I'll say this: If both of those guys end up in a Toronto uniform, the Blue Jays suddenly look exciting, imposing and like a potential playoff threat. Yes, we're jumping ahead of ourselves, but let's have some fun. Imagine this squad:
1B Prince Fielder
3B Brett Lawrie
CF Colby Rasmus
SP Yu Darvish
SP Ricky Romero
The lineup could be deadly, with arguably the best 3-4-5 trio in baseball -- yes, I believe Lawrie will be that good. If Rasmus bounces back, he's another solid bat. You would have effective platoons in left field and DH and a catcher with power. The rotation has some question marks after the top two, but Morrow is close to putting it all together (he had the highest strikeout rate in the American League in 2011, but struggled with runners on base) and Cecil and Drabek remain interesting arms with potential.
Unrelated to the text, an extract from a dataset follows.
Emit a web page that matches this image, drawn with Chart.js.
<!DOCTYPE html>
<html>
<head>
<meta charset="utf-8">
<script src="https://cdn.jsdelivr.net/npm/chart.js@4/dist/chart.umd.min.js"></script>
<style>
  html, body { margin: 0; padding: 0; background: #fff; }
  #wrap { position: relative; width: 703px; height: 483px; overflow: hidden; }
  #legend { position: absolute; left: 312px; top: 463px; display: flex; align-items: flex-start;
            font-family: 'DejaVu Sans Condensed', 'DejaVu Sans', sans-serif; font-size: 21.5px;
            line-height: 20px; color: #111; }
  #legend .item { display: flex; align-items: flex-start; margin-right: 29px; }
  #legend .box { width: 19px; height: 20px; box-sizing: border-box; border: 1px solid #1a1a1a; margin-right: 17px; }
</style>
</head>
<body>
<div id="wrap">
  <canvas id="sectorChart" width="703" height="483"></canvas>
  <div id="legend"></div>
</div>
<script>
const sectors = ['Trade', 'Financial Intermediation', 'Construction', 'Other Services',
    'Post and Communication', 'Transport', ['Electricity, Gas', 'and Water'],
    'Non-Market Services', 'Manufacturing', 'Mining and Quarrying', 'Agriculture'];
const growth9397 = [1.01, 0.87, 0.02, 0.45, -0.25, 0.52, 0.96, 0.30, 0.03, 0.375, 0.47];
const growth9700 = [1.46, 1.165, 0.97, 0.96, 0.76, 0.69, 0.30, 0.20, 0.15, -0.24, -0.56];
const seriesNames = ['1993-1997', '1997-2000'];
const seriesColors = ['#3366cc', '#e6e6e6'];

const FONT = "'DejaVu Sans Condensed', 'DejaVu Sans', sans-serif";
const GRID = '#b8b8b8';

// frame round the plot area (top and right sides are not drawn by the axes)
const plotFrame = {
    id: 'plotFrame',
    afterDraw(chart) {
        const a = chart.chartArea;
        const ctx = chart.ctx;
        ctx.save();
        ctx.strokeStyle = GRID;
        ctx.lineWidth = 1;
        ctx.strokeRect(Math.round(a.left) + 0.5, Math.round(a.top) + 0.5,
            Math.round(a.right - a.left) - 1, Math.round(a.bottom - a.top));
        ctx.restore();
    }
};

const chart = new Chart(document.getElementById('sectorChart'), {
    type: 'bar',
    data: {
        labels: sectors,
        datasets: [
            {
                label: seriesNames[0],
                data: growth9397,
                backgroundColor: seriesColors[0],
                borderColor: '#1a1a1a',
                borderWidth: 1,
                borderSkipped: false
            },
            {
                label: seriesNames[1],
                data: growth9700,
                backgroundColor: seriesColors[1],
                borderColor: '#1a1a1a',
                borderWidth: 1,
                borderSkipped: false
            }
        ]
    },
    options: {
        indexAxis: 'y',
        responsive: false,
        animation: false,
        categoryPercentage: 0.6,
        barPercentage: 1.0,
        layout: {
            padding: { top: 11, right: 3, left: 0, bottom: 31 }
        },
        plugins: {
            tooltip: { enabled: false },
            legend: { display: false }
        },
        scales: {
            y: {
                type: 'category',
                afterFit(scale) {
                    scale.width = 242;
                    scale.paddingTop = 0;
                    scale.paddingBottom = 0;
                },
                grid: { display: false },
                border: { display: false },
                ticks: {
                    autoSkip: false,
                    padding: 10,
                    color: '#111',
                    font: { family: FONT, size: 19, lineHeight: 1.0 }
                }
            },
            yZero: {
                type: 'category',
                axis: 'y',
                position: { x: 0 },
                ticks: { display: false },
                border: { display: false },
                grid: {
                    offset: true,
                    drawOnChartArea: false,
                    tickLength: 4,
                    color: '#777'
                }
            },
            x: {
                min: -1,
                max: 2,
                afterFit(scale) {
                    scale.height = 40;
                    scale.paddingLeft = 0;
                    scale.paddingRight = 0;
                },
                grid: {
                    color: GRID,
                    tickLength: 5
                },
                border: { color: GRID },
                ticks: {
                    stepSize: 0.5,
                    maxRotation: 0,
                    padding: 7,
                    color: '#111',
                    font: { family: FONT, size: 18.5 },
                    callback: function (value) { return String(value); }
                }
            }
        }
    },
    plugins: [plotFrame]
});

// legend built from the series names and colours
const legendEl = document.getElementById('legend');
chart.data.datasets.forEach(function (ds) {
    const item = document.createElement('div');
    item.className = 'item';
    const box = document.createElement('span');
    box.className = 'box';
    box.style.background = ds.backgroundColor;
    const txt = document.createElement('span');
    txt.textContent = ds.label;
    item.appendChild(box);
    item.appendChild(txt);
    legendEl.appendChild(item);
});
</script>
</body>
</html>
What's even more exciting is the Blue Jays have one of the highest regarded farm systems. Catcher Travis d'Arnaud, who tore up Double-A, may be the only Grade A prospect in the bunch, but the lower levels of the system are loaded with pitching prospects like Drew Hutchison, Deck McGuire, Justin Nicolino, Noah Syndergaard and Daniel Norris. Hutchison may be the only one with a 2012 timetable, but it's an excellent collection of arms. Outfielder Jake Marisnick, a third-round pick in 2009, hit .320/.392/.496 with 37 steals in the Midwest League and Double-A outfielder Anthony Gose is one of the toolsiest prospects in the minors.
The Blue Jays are also in terrific shape with their long-term contract situations. Bautista's $14 million salary for the next five seasons now looks like a steal; the Jays have one of baseball's best players for not much more than the Yankees are paying their third-best relief pitcher. Romero is locked up through 2015 at $27.5 million. The only other major outlay on the books is at least $12 million for Adam Lind over the next two seasons. Once the prospects arrive, the Blue Jays will have a crew of inexpensive reinforcements.
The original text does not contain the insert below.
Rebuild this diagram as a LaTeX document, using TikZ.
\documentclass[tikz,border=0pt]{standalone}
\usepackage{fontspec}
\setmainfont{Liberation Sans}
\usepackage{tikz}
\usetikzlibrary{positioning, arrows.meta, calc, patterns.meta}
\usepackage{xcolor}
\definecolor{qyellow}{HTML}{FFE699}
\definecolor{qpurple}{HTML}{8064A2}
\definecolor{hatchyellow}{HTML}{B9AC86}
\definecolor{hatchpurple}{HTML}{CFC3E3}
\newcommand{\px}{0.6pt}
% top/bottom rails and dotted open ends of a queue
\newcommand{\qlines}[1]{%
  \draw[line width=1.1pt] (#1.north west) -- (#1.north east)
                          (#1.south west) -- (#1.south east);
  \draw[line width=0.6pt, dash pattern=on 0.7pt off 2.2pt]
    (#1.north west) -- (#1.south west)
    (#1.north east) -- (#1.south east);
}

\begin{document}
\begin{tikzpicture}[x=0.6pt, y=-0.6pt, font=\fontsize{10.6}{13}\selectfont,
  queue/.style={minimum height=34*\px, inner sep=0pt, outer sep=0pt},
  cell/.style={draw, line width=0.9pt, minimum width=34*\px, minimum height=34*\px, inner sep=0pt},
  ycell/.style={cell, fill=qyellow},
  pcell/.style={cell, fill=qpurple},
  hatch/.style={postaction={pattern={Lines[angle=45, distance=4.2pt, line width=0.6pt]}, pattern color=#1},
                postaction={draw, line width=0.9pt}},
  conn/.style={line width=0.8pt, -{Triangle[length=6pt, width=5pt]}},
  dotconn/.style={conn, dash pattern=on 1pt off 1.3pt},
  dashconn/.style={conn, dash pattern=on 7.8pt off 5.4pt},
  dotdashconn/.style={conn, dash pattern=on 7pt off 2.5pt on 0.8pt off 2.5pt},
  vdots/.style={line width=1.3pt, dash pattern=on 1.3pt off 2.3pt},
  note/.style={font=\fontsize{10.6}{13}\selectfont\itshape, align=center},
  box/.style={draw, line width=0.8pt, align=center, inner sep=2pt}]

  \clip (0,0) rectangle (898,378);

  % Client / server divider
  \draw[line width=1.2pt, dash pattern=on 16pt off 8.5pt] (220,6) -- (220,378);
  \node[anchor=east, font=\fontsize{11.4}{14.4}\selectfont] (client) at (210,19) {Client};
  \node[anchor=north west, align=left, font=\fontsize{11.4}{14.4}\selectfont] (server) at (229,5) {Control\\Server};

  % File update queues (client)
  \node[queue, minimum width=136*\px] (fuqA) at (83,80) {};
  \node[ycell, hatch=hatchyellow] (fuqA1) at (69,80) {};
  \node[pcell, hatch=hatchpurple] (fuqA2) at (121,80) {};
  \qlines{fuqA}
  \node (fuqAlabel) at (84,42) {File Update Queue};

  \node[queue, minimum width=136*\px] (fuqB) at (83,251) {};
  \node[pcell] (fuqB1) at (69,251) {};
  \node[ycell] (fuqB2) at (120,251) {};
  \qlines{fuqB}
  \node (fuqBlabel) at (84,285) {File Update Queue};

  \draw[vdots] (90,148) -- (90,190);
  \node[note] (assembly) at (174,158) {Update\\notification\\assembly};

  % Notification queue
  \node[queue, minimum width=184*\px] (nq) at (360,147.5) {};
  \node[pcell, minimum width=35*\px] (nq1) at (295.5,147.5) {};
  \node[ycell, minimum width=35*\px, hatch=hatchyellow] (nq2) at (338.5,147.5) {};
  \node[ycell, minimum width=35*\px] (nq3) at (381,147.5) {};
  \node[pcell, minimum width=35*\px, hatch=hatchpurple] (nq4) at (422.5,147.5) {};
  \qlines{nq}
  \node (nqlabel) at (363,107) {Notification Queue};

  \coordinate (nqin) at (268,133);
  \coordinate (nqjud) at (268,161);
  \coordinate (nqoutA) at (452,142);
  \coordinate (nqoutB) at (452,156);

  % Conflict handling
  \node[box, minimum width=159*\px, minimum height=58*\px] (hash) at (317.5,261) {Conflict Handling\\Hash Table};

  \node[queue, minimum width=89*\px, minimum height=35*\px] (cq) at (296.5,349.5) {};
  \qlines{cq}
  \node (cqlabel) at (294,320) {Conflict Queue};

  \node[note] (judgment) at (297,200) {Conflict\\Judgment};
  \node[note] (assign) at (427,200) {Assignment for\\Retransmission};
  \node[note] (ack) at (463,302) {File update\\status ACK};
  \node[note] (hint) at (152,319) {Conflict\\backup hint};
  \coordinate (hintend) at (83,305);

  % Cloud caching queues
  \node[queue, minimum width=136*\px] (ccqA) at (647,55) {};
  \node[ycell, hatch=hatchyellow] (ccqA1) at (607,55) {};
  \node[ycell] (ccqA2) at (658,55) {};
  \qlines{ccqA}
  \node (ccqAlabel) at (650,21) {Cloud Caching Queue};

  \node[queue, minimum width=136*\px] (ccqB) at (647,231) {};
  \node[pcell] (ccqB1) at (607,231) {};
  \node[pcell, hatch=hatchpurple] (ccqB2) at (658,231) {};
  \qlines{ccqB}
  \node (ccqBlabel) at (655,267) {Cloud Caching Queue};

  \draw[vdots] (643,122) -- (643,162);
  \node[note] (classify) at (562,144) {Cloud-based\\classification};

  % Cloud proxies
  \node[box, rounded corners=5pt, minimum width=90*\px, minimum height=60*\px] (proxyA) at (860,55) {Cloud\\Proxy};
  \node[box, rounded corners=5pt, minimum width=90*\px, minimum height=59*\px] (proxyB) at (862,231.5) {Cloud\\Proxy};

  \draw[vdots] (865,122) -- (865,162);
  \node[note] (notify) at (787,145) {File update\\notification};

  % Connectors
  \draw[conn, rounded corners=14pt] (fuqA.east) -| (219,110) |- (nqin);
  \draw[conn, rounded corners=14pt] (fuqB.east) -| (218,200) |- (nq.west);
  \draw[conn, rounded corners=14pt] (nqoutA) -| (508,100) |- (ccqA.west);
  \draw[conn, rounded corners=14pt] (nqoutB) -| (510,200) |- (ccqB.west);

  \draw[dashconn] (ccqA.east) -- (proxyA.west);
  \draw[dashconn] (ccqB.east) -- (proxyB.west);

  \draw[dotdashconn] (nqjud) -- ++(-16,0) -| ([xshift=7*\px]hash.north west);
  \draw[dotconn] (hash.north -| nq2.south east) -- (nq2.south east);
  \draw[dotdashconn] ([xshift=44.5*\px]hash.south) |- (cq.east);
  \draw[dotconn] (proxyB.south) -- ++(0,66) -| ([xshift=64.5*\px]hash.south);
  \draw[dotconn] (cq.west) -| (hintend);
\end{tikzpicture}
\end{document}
That means, in our little dream world, the Jays can absorb the salaries of Darvish and Fielder. The Blue Jays haven't acted like a big-market franchise in years, but Toronto has a bigger metro population than Boston, Detroit or San Francisco-Oakland (not to mention all of Canada, if you want to consider that). What the Blue Jays have lost, of course, is their fan base. When the club ruled Toronto in the early '90s, it drew over four million fans three consecutive years. But after the 1994 strike season, attendance fell to third in the league, then to sixth ... eighth ... 10th ... finally bottoming out in 2010, when the club drew just 1.49 million spectators, an embarrassingly low total for an 85-win team in a large market.
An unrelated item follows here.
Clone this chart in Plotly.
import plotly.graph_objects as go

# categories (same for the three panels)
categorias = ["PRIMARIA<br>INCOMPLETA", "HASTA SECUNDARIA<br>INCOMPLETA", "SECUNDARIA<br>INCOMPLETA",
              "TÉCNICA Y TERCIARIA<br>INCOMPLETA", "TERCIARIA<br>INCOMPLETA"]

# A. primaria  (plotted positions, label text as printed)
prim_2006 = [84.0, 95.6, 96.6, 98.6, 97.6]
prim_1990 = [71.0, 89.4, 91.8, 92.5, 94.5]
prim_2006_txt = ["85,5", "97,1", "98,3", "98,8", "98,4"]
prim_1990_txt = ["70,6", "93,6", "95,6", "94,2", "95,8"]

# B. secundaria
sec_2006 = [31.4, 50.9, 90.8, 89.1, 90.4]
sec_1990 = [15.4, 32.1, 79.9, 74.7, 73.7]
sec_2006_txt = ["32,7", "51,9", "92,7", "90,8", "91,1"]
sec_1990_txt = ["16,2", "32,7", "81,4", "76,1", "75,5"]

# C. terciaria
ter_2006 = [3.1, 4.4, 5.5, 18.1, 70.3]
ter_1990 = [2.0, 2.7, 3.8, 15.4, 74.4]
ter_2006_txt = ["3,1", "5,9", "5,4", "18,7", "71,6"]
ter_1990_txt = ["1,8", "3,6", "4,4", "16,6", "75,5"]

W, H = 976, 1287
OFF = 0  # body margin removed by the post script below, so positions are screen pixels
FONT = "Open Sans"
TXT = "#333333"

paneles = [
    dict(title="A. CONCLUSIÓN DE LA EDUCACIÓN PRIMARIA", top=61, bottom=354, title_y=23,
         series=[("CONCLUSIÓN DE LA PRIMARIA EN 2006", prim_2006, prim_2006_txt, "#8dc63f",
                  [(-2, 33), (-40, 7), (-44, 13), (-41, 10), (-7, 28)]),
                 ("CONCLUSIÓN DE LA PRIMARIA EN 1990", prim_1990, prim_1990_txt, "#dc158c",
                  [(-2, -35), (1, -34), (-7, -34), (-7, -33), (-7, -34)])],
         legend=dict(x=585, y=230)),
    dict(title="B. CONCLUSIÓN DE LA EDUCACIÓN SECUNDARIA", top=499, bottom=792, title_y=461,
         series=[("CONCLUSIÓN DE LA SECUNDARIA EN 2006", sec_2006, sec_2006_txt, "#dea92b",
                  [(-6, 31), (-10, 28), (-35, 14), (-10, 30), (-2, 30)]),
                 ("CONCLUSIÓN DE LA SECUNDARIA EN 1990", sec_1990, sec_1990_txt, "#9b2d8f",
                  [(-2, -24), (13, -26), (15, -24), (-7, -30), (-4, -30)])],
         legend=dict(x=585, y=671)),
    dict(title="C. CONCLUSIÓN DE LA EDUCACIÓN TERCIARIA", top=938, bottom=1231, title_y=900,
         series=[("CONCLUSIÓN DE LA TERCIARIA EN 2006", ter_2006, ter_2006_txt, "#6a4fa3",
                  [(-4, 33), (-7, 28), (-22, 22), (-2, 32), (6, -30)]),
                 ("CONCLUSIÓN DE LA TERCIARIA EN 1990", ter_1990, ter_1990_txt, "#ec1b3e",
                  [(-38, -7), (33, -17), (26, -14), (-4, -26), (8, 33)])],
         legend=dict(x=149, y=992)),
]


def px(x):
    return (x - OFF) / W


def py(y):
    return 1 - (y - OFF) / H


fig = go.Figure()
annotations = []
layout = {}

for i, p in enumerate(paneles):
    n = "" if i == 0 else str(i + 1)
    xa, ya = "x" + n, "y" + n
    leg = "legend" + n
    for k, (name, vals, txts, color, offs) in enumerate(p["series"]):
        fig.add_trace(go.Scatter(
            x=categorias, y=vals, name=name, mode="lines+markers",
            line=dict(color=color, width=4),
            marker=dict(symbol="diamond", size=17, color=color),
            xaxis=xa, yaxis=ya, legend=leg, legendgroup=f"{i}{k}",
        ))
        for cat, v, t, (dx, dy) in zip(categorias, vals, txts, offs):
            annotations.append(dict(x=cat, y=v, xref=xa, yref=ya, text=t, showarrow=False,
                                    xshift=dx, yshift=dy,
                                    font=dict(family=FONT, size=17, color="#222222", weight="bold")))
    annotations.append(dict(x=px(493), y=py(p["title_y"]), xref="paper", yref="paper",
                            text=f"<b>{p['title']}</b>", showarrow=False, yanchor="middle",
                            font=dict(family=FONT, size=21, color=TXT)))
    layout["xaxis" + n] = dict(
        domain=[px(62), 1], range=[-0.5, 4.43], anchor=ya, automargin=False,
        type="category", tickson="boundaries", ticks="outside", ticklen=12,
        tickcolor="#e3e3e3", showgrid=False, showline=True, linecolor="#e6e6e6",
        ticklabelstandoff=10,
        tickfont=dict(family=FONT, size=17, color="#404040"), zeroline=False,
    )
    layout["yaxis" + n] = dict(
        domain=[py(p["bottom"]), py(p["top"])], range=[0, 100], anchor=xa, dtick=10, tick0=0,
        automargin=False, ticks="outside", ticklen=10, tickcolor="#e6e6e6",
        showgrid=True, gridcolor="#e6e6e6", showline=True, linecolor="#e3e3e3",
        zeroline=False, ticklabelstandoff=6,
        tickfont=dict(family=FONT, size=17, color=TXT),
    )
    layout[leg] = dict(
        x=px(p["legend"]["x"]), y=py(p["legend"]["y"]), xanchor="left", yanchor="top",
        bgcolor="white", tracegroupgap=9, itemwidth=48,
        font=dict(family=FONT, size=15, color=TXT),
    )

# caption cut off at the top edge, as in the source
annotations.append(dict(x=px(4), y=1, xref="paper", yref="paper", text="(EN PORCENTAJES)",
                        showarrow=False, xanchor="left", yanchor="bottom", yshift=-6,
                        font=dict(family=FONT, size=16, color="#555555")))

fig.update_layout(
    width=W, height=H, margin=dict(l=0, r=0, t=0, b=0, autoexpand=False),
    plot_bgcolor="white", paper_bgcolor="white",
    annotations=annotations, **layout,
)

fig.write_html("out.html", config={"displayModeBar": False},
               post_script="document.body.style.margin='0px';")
Years of Yankees pennants and Red Sox spending sprees sapped the baseball enthusiasm out of a once great baseball market. That fan base can return. The Jays have put a decent product on the field in recent years (only one season under .500 in the past six). It's time to raise the level of that product to the next step. General manager Alex Anthopoulos may have taken the plunge on Darvish. Will he be willing to take the plunge on Fielder?